Scientific classification
- Kingdom: Plantae
- Clade: Tracheophytes
- Clade: Angiosperms
- Clade: Eudicots
- Clade: Rosids
- Order: Fagales
- Family: Casuarinaceae
- Genus: Allocasuarina
- Species: A. defungens
- Binomial name: Allocasuarina defungens L.A.S.Johnson

= Allocasuarina defungens =

- Genus: Allocasuarina
- Species: defungens
- Authority: L.A.S.Johnson
- Conservation status: EN

Species of tree

Allocasuarina defungens, commonly known as dwarf heath casuarina, is a species of flowering plant in the family Casuarinaceae and is endemic to a restricted area of New South Wales. It is a straggly, dioecious or monoecious shrub that has branchlets up to 120 mm long, the leaves reduced to scales in whorls of five to seven, the fruiting cones 8–11 mm long containing winged seeds (samaras) about 3 mm long.

==Description==
Allocasuarina defungens is a straggly, more or less erect, dioecious or monoecious shrub that forms a lignotuber, and typically grows to a height of 0.5–2 m.

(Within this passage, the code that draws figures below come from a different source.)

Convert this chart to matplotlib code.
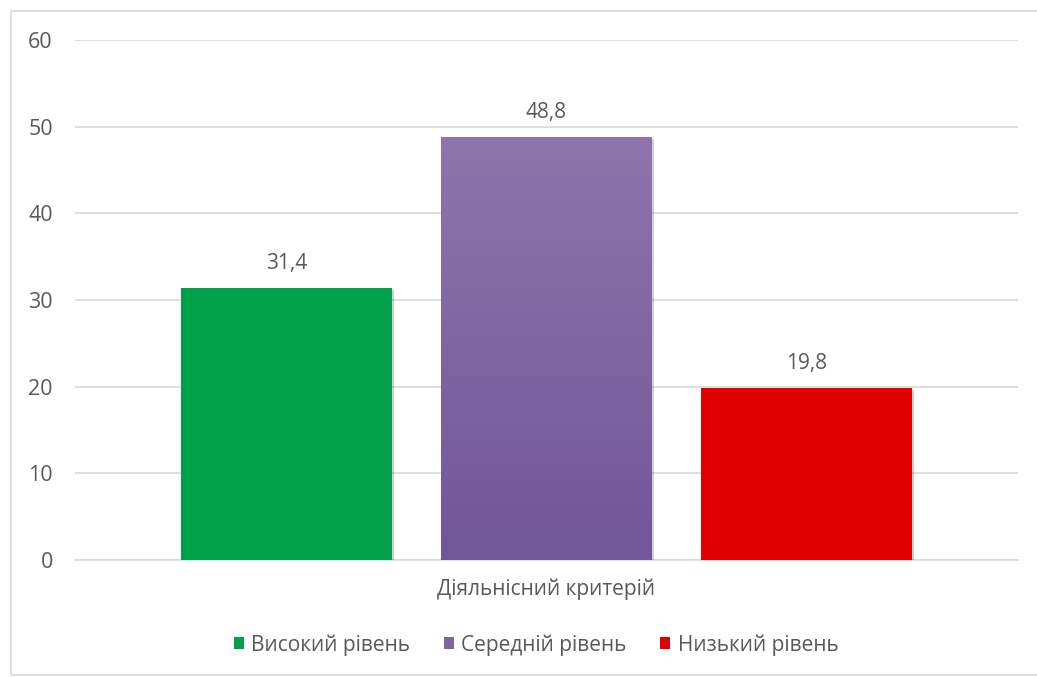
import matplotlib.pyplot as plt
import matplotlib.patheffects as pe
import numpy as np
from matplotlib.colors import LinearSegmentedColormap
from matplotlib.patches import Rectangle

plt.rcParams['font.family'] = ['Open Sans', 'DejaVu Sans']

category = "Діяльнісний критерій"
levels = ["Високий рівень", "Середній рівень", "Низький рівень"]
values = [31.4, 48.8, 19.8]
labels = ["31,4", "48,8", "19,8"]
yticks = [0, 10, 20, 30, 40, 50, 60]

colors = ["#00A04A", "#8064A2", "#E00000"]
text_c = "#595959"

fig = plt.figure(figsize=(10.37, 6.77), dpi=100)
W, H = 1037, 677
ax = fig.add_axes([75 / W, 1 - 560 / H, (1018 - 75) / W, (560 - 40) / H])

# outer chart border
fig.patches.append(Rectangle((11 / W, 2 / H), 1.2, (675 - 11) / H,
                             transform=fig.transFigure, fill=False,
                             edgecolor="#D9D9D9", lw=1.2))

x = np.arange(len(values))
width = 211 / 260
bars = ax.bar(x, values, width=width, color=colors, zorder=3,
              path_effects=[pe.withSimplePatchShadow(offset=(1.5, -1.5),
                                                     shadow_rgbFace="black", alpha=0.18)])

# gradient on the middle bar
grad = LinearSegmentedColormap.from_list("g", ["#72559A", "#8E75AB"])
b = bars[1]
img = ax.imshow(np.linspace(0, 1, 256).reshape(-1, 1), cmap=grad, aspect="auto",
                origin="lower", extent=[b.get_x(), b.get_x() + b.get_width(), 0, b.get_height()],
                zorder=4)
img.set_clip_path(b)

for xi, v, lab in zip(x, values, labels):
    ax.text(xi, v + 2.85, lab, ha="center", va="center", fontsize=15, color=text_c)

half = 943 / 260 / 2
ax.set_xlim(1 - half, 1 + half)
ax.set_ylim(0, 60)
ax.set_yticks(yticks)
ax.set_yticklabels([str(t) for t in yticks], fontsize=15.5, color=text_c)
ax.set_xticks([])
ax.tick_params(axis="y", length=0, pad=16)
ax.grid(axis="y", color="#D9D9D9", lw=1.2, zorder=0)
for s in ["top", "right", "left"]:
    ax.spines[s].set_visible(False)
ax.spines["bottom"].set_color("#D9D9D9")
ax.spines["bottom"].set_linewidth(1.2)
ax.set_xlabel(category, fontsize=15, color=text_c, labelpad=13)

leg = fig.legend(bars, levels, loc="center", bbox_to_anchor=(536 / W, 1 - 645 / H),
                 ncol=3, frameon=False, fontsize=15, handlelength=0.5, handleheight=0.5,
                 columnspacing=1.6, handletextpad=0.35, labelcolor=text_c)
for h in leg.legend_handles:
    h.set_path_effects([])

fig.savefig("out.png", dpi=100)
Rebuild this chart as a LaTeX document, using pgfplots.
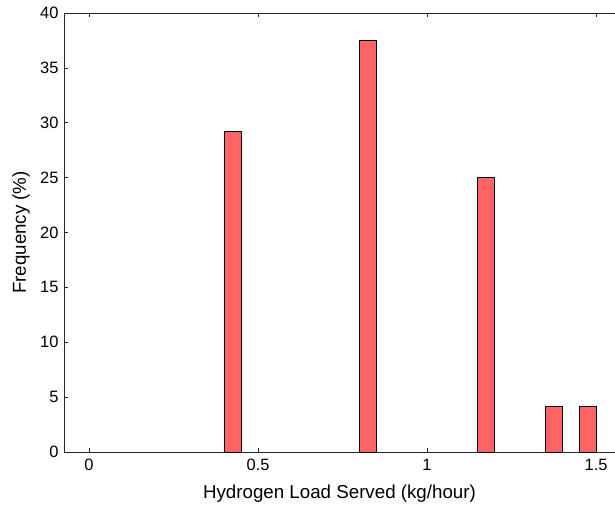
\documentclass[border=0pt]{standalone}
\usepackage{fontspec}
\setmainfont{Liberation Sans}
\usepackage{pgfplots}
\pgfplotsset{compat=1.18}
\definecolor{barred}{HTML}{FF6464}
\definecolor{axgray}{HTML}{262626}
\begin{document}
\begin{tikzpicture}
\useasboundingbox (-64bp,-58bp) rectangle (551bp,452bp);
\begin{axis}[
  scale only axis,
  width=551bp, height=439bp,
  xmin=-0.074, xmax=1.556,
  ymin=0, ymax=40,
  axis x line=box,
  axis y line*=left,
  xtick={0,0.5,1,1.5},
  ytick={0,5,...,40},
  tick align=inside,
  major tick length=4bp,
  tick style={axgray, line width=0.6pt},
  axis line style={axgray, line width=0.8pt},
  x tick label style={font=\fontsize{16.5}{18}\selectfont, yshift=-4bp},
  y tick label style={font=\fontsize{16.5}{18}\selectfont, xshift=-2bp},
  /pgf/number format/assume math mode=true,
  xlabel={Hydrogen Load Served (kg/hour)},
  ylabel={Frequency (\%)},
  label style={font=\fontsize{18.8}{22}\selectfont},
  xlabel style={at={(axis description cs:0.5,-0.0957)}, anchor=center},
  ylabel style={at={(axis description cs:-0.078,0.5)}, anchor=center},
]
\addplot[ybar, bar width=0.05, fill=barred, draw=black, line width=0.8pt]
coordinates {
(0.425,29.1667)
(0.825,37.5)
(1.175,25.0)
(1.375,4.1667)
(1.475,4.1667)
};
\end{axis}
\end{tikzpicture}
\end{document}
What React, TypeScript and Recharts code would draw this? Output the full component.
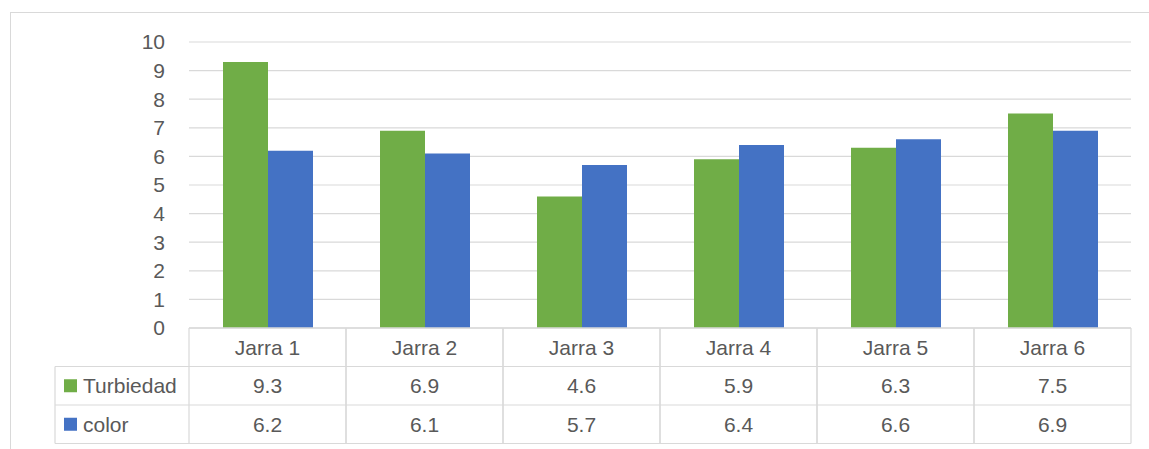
import React from 'react';
import { BarChart, Bar, XAxis, YAxis, CartesianGrid } from 'recharts';

const categories = ['Jarra 1', 'Jarra 2', 'Jarra 3', 'Jarra 4', 'Jarra 5', 'Jarra 6'];
const turbiedad = [9.3, 6.9, 4.6, 5.9, 6.3, 7.5];
const colorValues = [6.2, 6.1, 5.7, 6.4, 6.6, 6.9];
const seriesNames = ['Turbiedad', 'color'];
const seriesColors = ['#70AD47', '#4472C4'];
const yTicks = [0, 1, 2, 3, 4, 5, 6, 7, 8, 9, 10];

const data = categories.map((c, i) => ({ name: c, Turbiedad: turbiedad[i], color: colorValues[i] }));
const seriesValues = [turbiedad, colorValues];

const W = 1149;
const H = 449;
const MARGIN = { top: 42, right: 18, left: 0, bottom: 0 };
const Y_AXIS_W = 189;
const X_AXIS_H = 121;
const COL_W = (W - MARGIN.left - MARGIN.right - Y_AXIS_W) / categories.length;
const ROW_H = 38.5;
const LEGEND_COL_W = 134;
const FONT = '"Liberation Sans", Arial, sans-serif';
const TEXT = '#595959';
const LINE = '#d9d9d9';
const FS = 21;

const TableTick = (props: any) => {
  const { x, y, payload } = props;
  const i = payload.index;
  const left = x - COL_W / 2;
  const right = x + COL_W / 2;
  const bottom = y + ROW_H * 3;
  const els: any[] = [];
  // vertical lines
  els.push(<line key="vl" x1={left} x2={left} y1={y} y2={bottom} stroke={LINE} strokeWidth={1.2} />);
  els.push(<line key="vr" x1={right} x2={right} y1={y} y2={bottom} stroke={LINE} strokeWidth={1.2} />);
  for (let r = 0; r <= 3; r++) {
    els.push(
      <line key={'h' + r} x1={left} x2={right} y1={y + ROW_H * r} y2={y + ROW_H * r} stroke={LINE} strokeWidth={1.2} />
    );
  }
  els.push(
    <text key="hdr" x={x} y={y + ROW_H / 2} dy="0.355em" textAnchor="middle" fill={TEXT} fontSize={FS} fontFamily={FONT}>
      {categories[i]}
    </text>
  );
  seriesValues.forEach((vals, s) => {
    els.push(
      <text key={'v' + s} x={x} y={y + ROW_H * (s + 1.5)} dy="0.355em" textAnchor="middle" fill={TEXT} fontSize={FS} fontFamily={FONT}>
        {vals[i].toFixed(1)}
      </text>
    );
  });
  if (i === 0) {
    const l0 = left - LEGEND_COL_W;
    els.push(<line key="lvl" x1={l0} x2={l0} y1={y + ROW_H} y2={bottom} stroke={LINE} strokeWidth={1.2} />);
    for (let r = 1; r <= 3; r++) {
      els.push(
        <line key={'lh' + r} x1={l0} x2={left} y1={y + ROW_H * r} y2={y + ROW_H * r} stroke={LINE} strokeWidth={1.2} />
      );
    }
    seriesNames.forEach((nm, s) => {
      const cy = y + ROW_H * (s + 1.5);
      els.push(<rect key={'lr' + s} x={l0 + 9} y={cy - 6.5} width={13} height={13} fill={seriesColors[s]} />);
      els.push(
        <text key={'lt' + s} x={l0 + 28} y={cy} dy="0.355em" textAnchor="start" fill={TEXT} fontSize={FS} fontFamily={FONT}>
          {nm}
        </text>
      );
    });
  }
  return <g>{els}</g>;
};

export default function App() {
  return (
    <div style={{ position: 'absolute', left: 0, top: 0, width: W, height: H, background: '#fff', overflow: 'hidden' }}>
      <div style={{ position: 'absolute', left: 10, top: 12, width: W - 10, height: 1, background: LINE }} />
      <div style={{ position: 'absolute', left: 10, top: 12, width: 1, height: H - 12, background: LINE }} />
      <div style={{ position: 'absolute', left: 0, top: 0 }}>
        <BarChart width={W} height={H} data={data} margin={MARGIN} barGap={0} barSize={45}>
          <CartesianGrid vertical={false} stroke={LINE} strokeWidth={1.2} />
          <YAxis
            width={Y_AXIS_W}
            domain={[0, 10]}
            ticks={yTicks}
            interval={0}
            axisLine={false}
            tickLine={false}
            tickMargin={18}
            tick={{ fill: TEXT, fontSize: FS, fontFamily: FONT }}
          />
          <XAxis
            dataKey="name"
            height={X_AXIS_H}
            interval={0}
            axisLine={{ stroke: LINE, strokeWidth: 1.2 }}
            tickLine={false}
            tickSize={0}
            tickMargin={0}
            tick={<TableTick />}
          />
          <Bar dataKey="Turbiedad" fill={seriesColors[0]} isAnimationActive={false} />
          <Bar dataKey="color" fill={seriesColors[1]} isAnimationActive={false} />
        </BarChart>
      </div>
    </div>
  );
}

Its branchlets are more or less erect, up to 120 mm long, the leaves reduced to erect, scale-like teeth 0.2–0.5 mm long, arranged in whorls of five to seven around the branchlets. The sections of branchlet between the leaf whorls (the "articles") are 6–8 mm long and 0.5–0.6 mm wide. Male flowers are arranged in head-like spikes 4–10 mm long, the anthers 0.7–0.9 mm long. Female cones are cylindrical, on a peduncle 3–7 mm long. Mature cones are 8–11 mm long and 5–7 mm in diameter, the samaras about 3 mm long.

==Taxonomy==
Allocasuarina defungens was first formally described in 1989 by Lawrie Johnson in the Flora of Australia from specimens collected by Bob Coveny near Nabiac airstrip in 1967. The specific epithet, (defungens) means "to finish" or "to die", referring the species' lack of vigour and "probable impending extinction".

==Distribution and habitat==
Dwarf heath casuarina mainly grows in tall heath in coastal areas between Raymond Terrace and Byron Bay in eastern New South Wales.

==Conservation status==
Allocasuarina defungens is listed as "endangered" under the Australian Government Environment Protection and Biodiversity Conservation Act 1999 and the new South Wales Government Biodiversity Conservation Act 2016. The main threats to the species are habitat disturbance caused by mining and housing development, and by inappropriate fire regimes.